On découvre aussi l’homme qui ne se voyait probablement pas au-dessus des autres. Contrairement à une très grande majorité d’intellectuels, Eco ne rejetait pas la valeur des autres écrits. Pour preuve, sa bibliothèque comprenait des livres fondamentaux, oui, mais aussi le genre de choses qu’on ne s’attend pas à trouver là, tel que des œuvres sur la magie, le cabalisme, la sorcellerie. Eco a tout dévoré, y compris les romans qu’il avait juré de ne jamais écrire, jusqu’à cette année fatidique de 1980 où il donna au monde Le Nom de la Rose. Il explique même avoir lu des romans à l’eau de rose et d’y voir une valeur.
Je vais maintenant me permettre une citation provenant du réalisateur :
« … il est devenu clair que toute la sagesse d’Eco provenait des livres de la bibliothèque. Nous avons donc découvert des idées avancées il y a 20 ans qui étaient incroyablement à long terme. Par exemple, ses réflexions provocatrices sur Internet : il a déclaré que lorsque le partage d’une “encyclopédie communément acceptée” échoue, le Web pourrait donner naissance à 6 milliards de vérités privées, où chacun ne croit que ce qu’il veut croire. C’est à peu près ce que nous avons vu se produire avec l’utilisation généralisée des fausses nouvelles, de sorte qu’il devient presque impossible de partager la même idée de la réalité telle qu’elle est. »
Davide Ferrario
Comme quoi l’ouverture d’esprit devrait être mieux propagée dans la communauté intellectuelle.
Biennale d’art de Venise. Petit à petit, de l’idée très simple de filmer la bibliothèque avant qu’elle ne soit donnée à l’État italien et donc déplacée de son emplacement d’origine, est né le projet de réaliser un long métrage documentaire : non seulement pour décrire un lieu extraordinaire, mais aussi pour expliquer l’histoire d’Eco, soit l’idée et sentiment de la bibliothèque comme « mémoire du monde ».
Personnellement, j’adore les bibliothèques. L’odeur du papier et de l’encre qui se mélange à la poussière me rendent nostalgique, curieux et étrangement absorbé. Certaines bibliothèques sont tout simplement spectaculaires. Celle d’Umberto Eco l’était à sa manière. Pouvez-vous seulement imaginer ce que représente une bibliothèque de plus de 35 000 livres? C’est plus que ce que possèdent beaucoup de « vraies » bibliothèques.

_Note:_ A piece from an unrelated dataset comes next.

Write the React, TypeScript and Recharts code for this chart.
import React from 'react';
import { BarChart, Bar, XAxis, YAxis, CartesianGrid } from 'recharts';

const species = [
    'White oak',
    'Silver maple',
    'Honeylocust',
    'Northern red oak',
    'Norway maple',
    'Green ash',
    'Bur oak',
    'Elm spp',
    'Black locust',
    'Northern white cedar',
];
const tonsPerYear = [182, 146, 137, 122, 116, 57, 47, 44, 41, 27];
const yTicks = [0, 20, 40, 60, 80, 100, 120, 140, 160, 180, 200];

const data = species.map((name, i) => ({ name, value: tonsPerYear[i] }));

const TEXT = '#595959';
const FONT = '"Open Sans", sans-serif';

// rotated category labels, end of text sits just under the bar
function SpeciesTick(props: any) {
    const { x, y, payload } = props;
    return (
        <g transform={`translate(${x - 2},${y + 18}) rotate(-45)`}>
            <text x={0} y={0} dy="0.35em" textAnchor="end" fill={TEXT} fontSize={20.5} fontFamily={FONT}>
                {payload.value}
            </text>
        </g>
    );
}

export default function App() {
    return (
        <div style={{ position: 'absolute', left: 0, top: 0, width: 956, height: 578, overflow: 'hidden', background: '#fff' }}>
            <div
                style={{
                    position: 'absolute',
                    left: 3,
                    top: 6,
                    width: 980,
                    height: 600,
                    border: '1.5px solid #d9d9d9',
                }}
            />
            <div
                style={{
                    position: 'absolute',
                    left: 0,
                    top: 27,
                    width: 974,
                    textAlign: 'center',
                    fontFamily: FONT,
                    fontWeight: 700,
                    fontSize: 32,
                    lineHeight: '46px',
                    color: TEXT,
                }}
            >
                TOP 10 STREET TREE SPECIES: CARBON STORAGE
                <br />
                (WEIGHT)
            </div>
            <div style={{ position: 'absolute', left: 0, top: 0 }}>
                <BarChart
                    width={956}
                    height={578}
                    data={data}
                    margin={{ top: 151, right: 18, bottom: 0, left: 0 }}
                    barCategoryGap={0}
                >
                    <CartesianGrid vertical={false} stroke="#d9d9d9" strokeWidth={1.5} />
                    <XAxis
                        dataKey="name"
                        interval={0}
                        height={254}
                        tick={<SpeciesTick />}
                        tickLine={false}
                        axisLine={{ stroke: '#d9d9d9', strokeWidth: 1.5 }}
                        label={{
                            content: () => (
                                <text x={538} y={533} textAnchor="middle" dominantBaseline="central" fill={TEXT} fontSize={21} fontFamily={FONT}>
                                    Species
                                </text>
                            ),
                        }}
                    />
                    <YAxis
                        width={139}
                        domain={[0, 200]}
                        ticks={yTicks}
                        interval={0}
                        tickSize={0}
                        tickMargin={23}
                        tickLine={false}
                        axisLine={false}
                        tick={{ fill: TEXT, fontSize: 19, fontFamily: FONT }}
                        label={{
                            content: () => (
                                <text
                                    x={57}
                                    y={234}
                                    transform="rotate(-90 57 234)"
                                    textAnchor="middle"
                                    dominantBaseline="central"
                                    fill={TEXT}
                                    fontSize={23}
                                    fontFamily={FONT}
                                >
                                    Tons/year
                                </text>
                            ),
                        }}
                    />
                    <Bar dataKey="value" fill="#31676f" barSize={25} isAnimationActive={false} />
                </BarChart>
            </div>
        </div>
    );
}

Ferrario profite donc du sujet central pour montrer des images de la bibliothèque de l’auteur italien. Des images sublimes et impressionnantes. Il montre aussi, vers la fin du documentaire, d’autres bibliothèques, gardiennes du savoir. Parmi celles que l’on peut voir, mentionnons la Biblioteca Reale de Turin, la Biblioteca Comunale d’Imola et la Bibliothekssaal Kloster Wiblingen d’Ulm en Allemagne. Tous des lieux magiques.
Le réalisateur italien a aussi réussi quelque chose d’étonnant en réussissant à intégrer des entrevues des proches d’Umberto Eco sans que ça devienne un film d’entrevues en « têtes parlantes ». Ce genre d’entretien devient rapidement rébarbatif et ennuyant. Mais Ferrario a minutieusement choisi les lieux où ses invités seraient installés. Presque chaque personne se retrouve ainsi placée dans une bibliothèque – soit celle d’Eco, soit ailleurs en Italie – afin de garder en mémoire que le film est, à la base, une réflexion sur la valeur d’une bibliothèque à titre de mémoire du savoir.

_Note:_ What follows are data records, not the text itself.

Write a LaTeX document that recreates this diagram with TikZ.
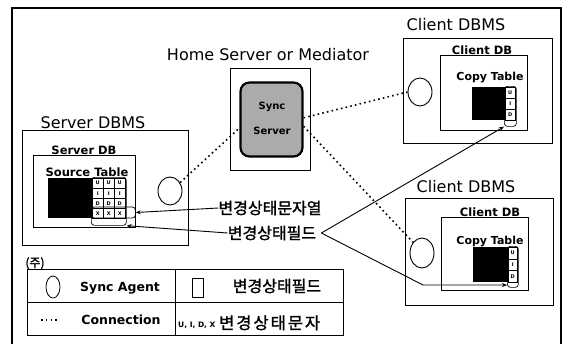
\documentclass[tikz,border=0pt]{standalone}
\usepackage{fontspec}
\setmainfont{DejaVu Sans}
\newfontfamily\kr{Noto Sans CJK KR}[FakeBold=1.4]
\newfontfamily\krwide{Noto Sans CJK KR}[FakeBold=1.4,LetterSpace=12]
\usetikzlibrary{arrows.meta,shapes.geometric}

\begin{document}
\begin{tikzpicture}[x=1pt,y=-1pt,
  box/.style={draw, line width=0.9pt, inner sep=0pt, outer sep=0pt, anchor=north west},
  head/.style={font=\fontsize{16}{16}\selectfont, anchor=base, inner sep=0pt},
  sub/.style={font=\fontsize{11.5}{12}\selectfont\bfseries, anchor=base, inner sep=0pt},
  agent/.style={draw, ellipse, line width=0.9pt, inner sep=0pt},
  conn/.style={line width=1.6pt, dash pattern=on 1.6pt off 3.2pt},
  ptr/.style={line width=0.9pt, -{Stealth[length=5pt,width=4pt]}},
  cell/.style={draw, line width=0.4pt, inner sep=0pt, anchor=north west,
    font=\fontsize{5}{5}\selectfont\bfseries},
  wrap/.style={draw, line width=0.7pt, rounded corners=3pt, inner sep=0pt, anchor=north west},
  blk/.style={fill=black, inner sep=0pt, anchor=north west},
  kor/.style={font=\kr\fontsize{16}{16}\selectfont, anchor=base, inner sep=0pt},
  leg/.style={font=\fontsize{12.5}{13}\selectfont\bfseries, anchor=base, inner sep=0pt},
]
\clip (0,0) rectangle (568,343);

% outer frame (open at the bottom)
\draw[line width=1.3pt] (12,350) -- (12,8) -- (561,8) -- (561,350);

% ---------- home server / mediator ----------
\node[head] (medlbl) at (268,60) {Home Server or Mediator};
\node[box, minimum width=80pt, minimum height=102pt] (med) at (230,68) {};
\node[draw, line width=2.2pt, rounded corners=9pt, fill=black!33,
      minimum width=62pt, minimum height=74pt, inner sep=0pt] (sync) at (271.5,119.5) {};
\node[font=\fontsize{10}{10}\selectfont\bfseries, anchor=base, inner sep=0pt] (synct) at (272,109) {Sync};
\node[font=\fontsize{10}{10}\selectfont\bfseries, anchor=base, inner sep=0pt] (syncs) at (272,134) {Server};

% ---------- server DBMS ----------
\node[head] (sdbmslbl) at (93,128) {Server DBMS};
\node[box, minimum width=166pt, minimum height=115pt] (sdbms) at (22,130) {};
\node[sub] (sdblbl) at (84,154) {Server DB};
\node[box, minimum width=102pt, minimum height=72pt] (sdb) at (33,155) {};
\node[sub] (stbl) at (87,176) {Source Table};
\node[blk, minimum width=44pt, minimum height=40pt] (sblk) at (48,178) {};
\foreach \l [count=\j from 0] in {U,I,D,X}
  \foreach \i in {0,1,2}
    \node[cell, minimum width=11pt, minimum height=10pt] (s\i\j) at (92+11*\i,178+10*\j) {\l};
\node[wrap, minimum width=35pt, minimum height=48pt] (sfield) at (91,177) {};
\node[draw, line width=0.7pt, rounded corners=3pt, inner sep=0pt, anchor=west,
      minimum width=44pt, minimum height=11pt] (sxstr) at (91,212.5) {};
\node[agent, minimum width=24pt, minimum height=28pt] (sagent) at (170,191) {};

% ---------- client DBMS (upper) ----------
\node[head] (c1lbl) at (456,30) {Client DBMS};
\node[box, minimum width=149pt, minimum height=105pt] (cdbms1) at (403,38) {};
\node[sub] (cdb1lbl) at (482,54) {Client DB};
\node[sub, font=\fontsize{11}{12}\selectfont\bfseries] (ctbl1) at (490,80) {Copy Table};
\node[box, minimum width=87pt, minimum height=75pt] (cdb1) at (440,55) {};
\node[blk, minimum width=33pt, minimum height=33pt] (cblk1) at (472,87) {};
\foreach \l [count=\j from 0] in {U,I,D}
  \node[cell, minimum width=10pt, minimum height=11pt] (c1\j) at (505,87+11*\j) {\l};
\node[wrap, minimum width=12pt, minimum height=40pt] (cfield1) at (504,86) {};
\node[agent, minimum width=24pt, minimum height=28pt] (cagent1) at (420,92) {};

% ---------- client DBMS (lower) ----------
\node[head] (c2lbl) at (466,192) {Client DBMS};
\node[box, minimum width=148pt, minimum height=107pt] (cdbms2) at (405,198) {};
\node[sub] (cdb2lbl) at (490,216) {Client DB};
\node[box, minimum width=87pt, minimum height=73pt] (cdb2) at (441,217) {};
\node[sub, font=\fontsize{11}{12}\selectfont\bfseries] (ctbl2) at (490,244) {Copy Table};
\node[blk, minimum width=35pt, minimum height=35pt] (cblk2) at (473,247) {};
\foreach \l [count=\j from 0] in {U,I,D}
  \node[cell, minimum width=9pt, minimum height=11.7pt] (c2\j) at (508,247+11.7*\j) {\l};
\node[wrap, minimum width=11pt, minimum height=41pt] (cfield2) at (507,246) {};
\node[agent, minimum width=24pt, minimum height=30pt] (cagent2) at (422,253) {};

% ---------- connections ----------
\draw[conn] (sagent.40) -- (sync.195);
\draw[conn] (sync.3) -- (cagent1.west);
\draw[conn] (sync.-12) -- (cagent2.130);

% ---------- status labels and pointers ----------
\node[kor] (strlbl) at (270,214) {변경상태문자열};
\node[kor] (fieldlbl) at (272,239) {변경상태필드};
\draw[ptr] (strlbl.west) -- (sxstr.east);
\draw[ptr] (fieldlbl.west) -- (sfield.south east);
\coordinate (fork) at ([xshift=5pt]fieldlbl.east);
\coordinate (bend) at (423,285);
\draw[ptr] (fork) -- (cfield1.south west);
\draw[ptr] (fork) -- (bend) -- (bend -| cfield2.west);

% ---------- legend ----------
\node[font=\kr\fontsize{12}{12}\selectfont, anchor=base, inner sep=0pt] (note) at (35,267) {(주)};
\node[box, minimum width=316pt, minimum height=66pt] (legend) at (27,269) {};
\draw[line width=0.9pt] (legend.west) -- (legend.east);
\draw[line width=0.9pt] ([xshift=148pt]legend.north west) -- ([xshift=148pt]legend.south west);
\node[agent, minimum width=14pt, minimum height=22pt, line width=0.8pt] (lagent) at (53,287) {};
\node[leg] (lagenttxt) at (120,291) {Sync Agent};
\coordinate (ldota) at (41,320);
\coordinate (ldotb) at (60,320);
\draw[conn, line width=1.4pt] (ldota) -- (ldotb);
\node[leg] (lconntxt) at (121,324) {Connection};
\node[draw, line width=0.8pt, inner sep=0pt, minimum width=11pt, minimum height=19pt] (lfield) at (197.5,287.5) {};
\node[kor] (lfieldtxt) at (277,292) {변경상태필드};
\node[font=\fontsize{7.5}{8}\selectfont\bfseries, anchor=base west, inner sep=0pt] (lchars) at (178,327) {U, I, D, X};
\node[font=\krwide\fontsize{16.5}{17}\selectfont, anchor=base west, inner sep=0pt] (lcharstxt) at (219,329) {변경상태문자};
\end{tikzpicture}
\end{document}
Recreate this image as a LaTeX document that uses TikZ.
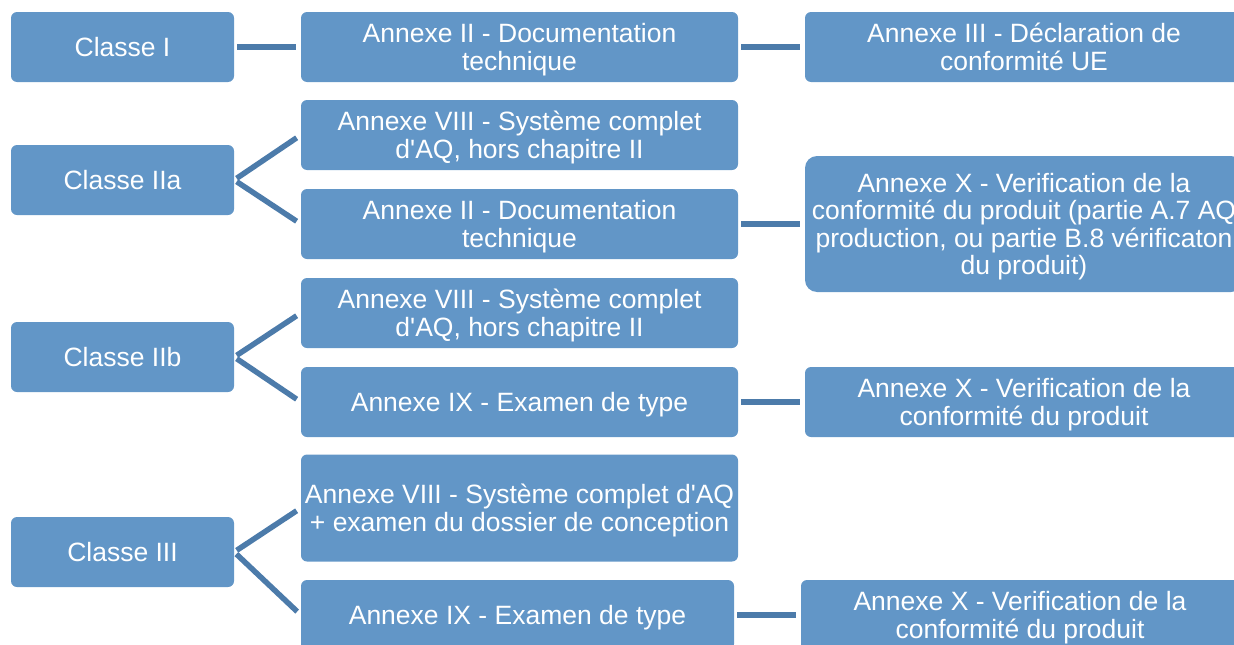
\documentclass[tikz,border=0pt]{standalone}
\usepackage{fontspec}
\setmainfont{Liberation Sans}
\definecolor{boxblue}{HTML}{6296C7}
\definecolor{linkblue}{HTML}{4C7BAA}
\newcommand\tstr{\rule{0pt}{24.8pt}}
\newcommand\bstr{\rule[-6pt]{0pt}{0pt}}
\tikzset{
  box/.style={fill=boxblue, rounded corners=6pt, text=white, align=center,
    inner sep=0pt, minimum width=437pt, minimum height=70pt,
    font=\fontsize{26.5}{27.5}\selectfont,
    execute at begin node={\tstr},
    execute at end node={\bstr}},
  classbox/.style={box, minimum width=223pt},
  link/.style={draw=linkblue, line width=5.5pt, shorten <=3pt, shorten >=5pt}
}
\begin{document}
\begin{tikzpicture}[x=1pt,y=-1pt]
\useasboundingbox (0,0) rectangle (1234,645);
\clip (0,0) rectangle (1234,645);
% row I
\node[classbox] (c1) at (122.5,47) {Classe I};
\node[box] (a1) at (519.5,47) {\tstr Annexe II - Documentation\\technique\bstr};
\node[box, minimum width=438pt] (a2) at (1024,47) {\tstr Annexe III - Déclaration de\\conformité UE\bstr};
% row IIa
\node[classbox] (c2) at (122.5,180) {Classe IIa};
\node[box] (b1) at (519.5,135) {\tstr Annexe VIII - Système complet\\d\textquotesingle AQ, hors chapitre II\bstr};
\node[box] (b2) at (519.5,224) {\tstr Annexe II - Documentation\\technique\bstr};
\node[box, minimum width=438pt, minimum height=136pt, rounded corners=12pt] (bx) at (1024,224)
  {\tstr Annexe X - Verification de la\\conformité du produit (partie A.7 AQ\\production, ou partie B.8 vérificaton\\du produit)\bstr};
% row IIb
\node[classbox] (c3) at (122.5,357) {Classe IIb};
\node[box] (d1) at (519.5,313) {\tstr Annexe VIII - Système complet\\d\textquotesingle AQ, hors chapitre II\bstr};
\node[box] (d2) at (519.5,402) {Annexe IX - Examen de type};
\node[box, minimum width=438pt] (dx) at (1024,402) {\tstr Annexe X - Verification de la\\conformité du produit\bstr};
% row III
\node[classbox] (c4) at (122.5,552) {Classe III};
\node[box, minimum height=107pt] (e1) at (519.5,508) {\tstr Annexe VIII - Système complet d\textquotesingle AQ\\+ examen du dossier de conception\bstr};
\node[box, minimum width=433pt] (e2) at (517.5,615) {Annexe IX - Examen de type};
\node[box, minimum width=438pt] (ex) at (1020,615) {\tstr Annexe X - Verification de la\\conformité du produit\bstr};
% connectors
\draw[link] (c1.east) -- (a1.west);
\draw[link] (a1.east) -- (a2.west);
\draw[link] (c2.east) -- (b1.west);
\draw[link] (c2.east) -- (b2.west);
\draw[link] (b2.east) -- (bx.west);
\draw[link] (c3.east) -- (d1.west);
\draw[link] (c3.east) -- (d2.west);
\draw[link] (d2.east) -- (dx.west);
\draw[link] (c4.east) -- (e1.west);
\draw[link] (c4.east) -- (e2.west);
\draw[link] (e2.east) -- (ex.west);
\end{tikzpicture}
\end{document}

Le documentariste a donc filmé Renate, la veuve, Carlotta et Stefano, la fille et le fils, mais aussi les petits-fils; et même la petite-fille de 8 ans qui participe, utilisant la bibliothèque comme terrain de jeu. Il présente ainsi la bibliothèque non seulement comme une archive, mais comme un être vivant, un lieu de vie.
Avec Umberto Eco : La bibliothèque du monde, le réalisateur nous offre un documentaire en format très classique qui malgré cela est une œuvre importante, passionnante et simplement inévitable pour quiconque se questionne sur ce qu’est le savoir en tant que concept.
Umberto Eco : La bibliothèque du monde est présenté au FCMS les 12 et 14 avril 2024.